For motorists of a certain age, ‘SR’ is as potent a badge as ‘GTI’. You want some examples? Manta SR, Astra SR, Nova SR…
Ah yes, the Vauxhall Nova 1.3 SR. Its blistered wheel arches, rear spoiler, grey chequered sports seats and pinstriped bumpers won it plenty of admirers when it was on sale during the 1980s. The engine made 69bhp, but in a car weighing just 675kg, that was enough for 0-60mph in a shade over 10sec.
We’re talking about it now because around 15 years later, in 2005, Nissan revived the SR moniker for the Micra 160SR, on sale from 2005 to 2008. In fact, midway through the car’s life, the company renamed it the Sport SR, which kind of over-egged things a bit, before, in 2007, reverting to 160SR.
The use of ‘160’ was a stroke of genius. To the uninformed observer, this number could have referred to the engine’s power output. In fact, it referred to its 1600cc capacity.
For the record, it made just 108bhp, but the car was only a tad over 1000kg, so that was sufficient for 0-60mph in 9.8sec.
More impressive than how quick it could go was how the 160SR went around corners.
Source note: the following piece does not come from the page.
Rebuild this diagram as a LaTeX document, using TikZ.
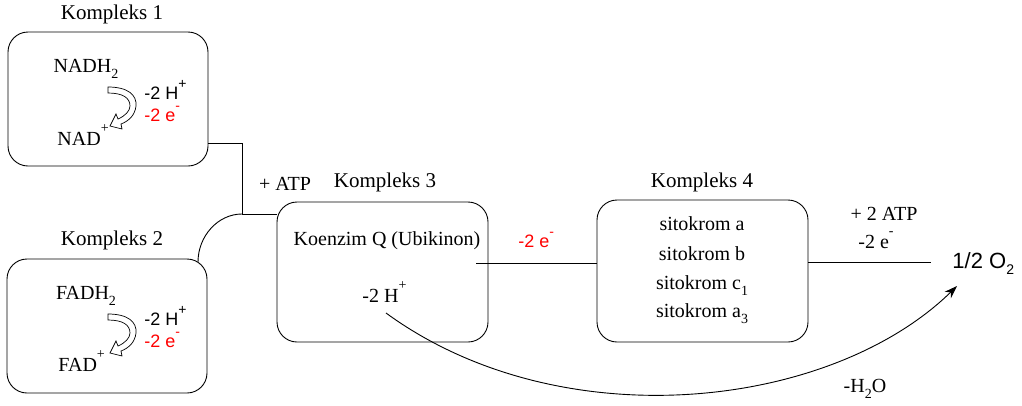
\documentclass[tikz,border=0pt]{standalone}
\usepackage{fontspec}
\setmainfont{Liberation Serif}
\setsansfont{Liberation Sans}
\usetikzlibrary{arrows.meta}
\newcommand{\supr}[1]{\smash{\raisebox{0.62em}{\fontsize{14}{14}\selectfont #1}}}
\newcommand{\subr}[1]{\smash{\raisebox{-0.3em}{\fontsize{14}{14}\selectfont #1}}}
\begin{document}
\begin{tikzpicture}[x=1pt,y=-1pt,line width=0.9pt,
  box/.style={draw,rounded corners=20pt,inner sep=0pt},
  title/.style={font=\fontsize{21}{24}\selectfont,inner sep=0pt,anchor=mid},
  ser/.style={font=\fontsize{20}{24}\selectfont,inner sep=0pt,anchor=mid},
  san/.style={font=\sffamily\fontsize{18}{20}\selectfont,inner sep=0pt,anchor=mid west},
  redtxt/.style={text=red},
  blockarrow/.style={line width=0.7pt,fill=white}]
\useasboundingbox (0,0) rectangle (1022,405);

% boxes
\node[box,minimum width=200pt,minimum height=134pt] (k1) at (108,99) {};
\node[box,minimum width=200pt,minimum height=134pt] (k2) at (107,326) {};
\node[box,minimum width=211pt,minimum height=140pt] (k3) at (382.5,272) {};
\node[box,minimum width=211pt,minimum height=142pt] (k4) at (702.5,271) {};

% titles
\node[title] (t1) at (112,17) {Kompleks 1};
\node[title] (t2) at (112,243) {Kompleks 2};
\node[title] (t3) at (385,185) {Kompleks 3};
\node[title] (t4) at (702,185) {Kompleks 4};

% complex 1 content
\node[ser] (nadh) at (86,70) {NADH\subr{2}};
\node[san] (h1) at (144,97) {-2 H\supr{+}};
\node[san,redtxt] (e1) at (144,119) {-2 e\supr{-}};
\node[ser,anchor=mid west] (nad) at (57,143) {NAD\supr{+}};
\draw[blockarrow] (108,87) .. controls (128,87) and (137,95) .. (136,106)
  .. controls (135,115) and (129,121) .. (121,124) -- (122,129) -- (110,126)
  -- (116,114) -- (118,119) .. controls (125,116) and (130,111) .. (130,106)
  .. controls (130,98) and (123,93) .. (108,93) -- cycle;

% complex 2 content
\node[ser] (fadh) at (86,297) {FADH\subr{2}};
\node[san] (h2) at (144,323) {-2 H\supr{+}};
\node[san,redtxt] (e2) at (144,345) {-2 e\supr{-}};
\node[ser,anchor=mid west] (fad) at (58,369) {FAD\supr{+}};
\begin{scope}[shift={(0,227)}]
\draw[blockarrow] (108,87) .. controls (128,87) and (137,95) .. (136,106)
  .. controls (135,115) and (129,121) .. (121,124) -- (122,129) -- (110,126)
  -- (116,114) -- (118,119) .. controls (125,116) and (130,111) .. (130,106)
  .. controls (130,98) and (123,93) .. (108,93) -- cycle;
\end{scope}

% complex 3 content
\node[ser] (kq) at (387,243) {Koenzim Q (Ubikinon)};
\node[ser,anchor=mid west] (h3) at (362,300) {-2 H\supr{+}};

% complex 4 content
\node[ser] (sa) at (702,228) {sitokrom a};
\node[ser] (sb) at (702,258) {sitokrom b};
\node[ser] (sc) at (702,287) {sitokrom c\subr{1}};
\node[ser] (sa3) at (702,315) {sitokrom a\subr{3}};

% labels
\node[ser] (atp1) at (285,188) {+ ATP};
\node[san,redtxt,anchor=mid west] (e3) at (518,245) {-2 e\supr{-}};
\node[ser] (atp2) at (884,218) {+ 2 ATP};
\node[ser,anchor=mid west] (e4) at (858,246) {-2 e\supr{-}};
\node[font=\sffamily\fontsize{22}{24}\selectfont,inner sep=0pt,anchor=mid west] (o2) at (952,266) {1/2 O\subr{2}};
\node[ser] (h2o) at (865,390) {-H\subr{2}O};

% connectors
\coordinate (j0) at (242,143);
\coordinate (j1) at (242,214);
\draw (k1.east |- j0) -| (j1) -- (k3.west |- j1);
\coordinate (a0) at (198,262);
\draw (a0) .. controls (198,236) and (218,214) .. (j1);
\coordinate (q0) at (476,263);
\draw (q0) -- (k4.west |- q0);
\coordinate (r0) at (808,262);
\coordinate (r1) at (931,262);
\draw (r0) -- (r1);
\coordinate (c0) at (386,313);
\coordinate (c1) at (957,286);
\draw[-{Stealth[length=13pt,width=9pt]}] (c0) .. controls (560,440) and (830,410) .. (c1);
\end{tikzpicture}
\end{document}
It was developed by the boffins at Nissan’s Technical Centre in Cranfield – the same people who tweaked the 350Z to European tastes – before being fine-tuned at the Nürburgring.
The engineers first lowered the standard K12 Micra (K12 was Nissan’s codename for the third generation of 2002 to 2010), then increased roll stiffness by 27% and spring rates by 20% at the front and 10% at the rear.
They also boosted rear twist-beam stiffness by a significant 55% and increased the front anti-roll bar diameter. Then they added traction control and some extra heft to the steering and plonked the whole lot on a set of 16in alloy wheels.
Those were the technical mods, but they also added a rear spoiler, rear parking sensors, front foglights and front sports seats.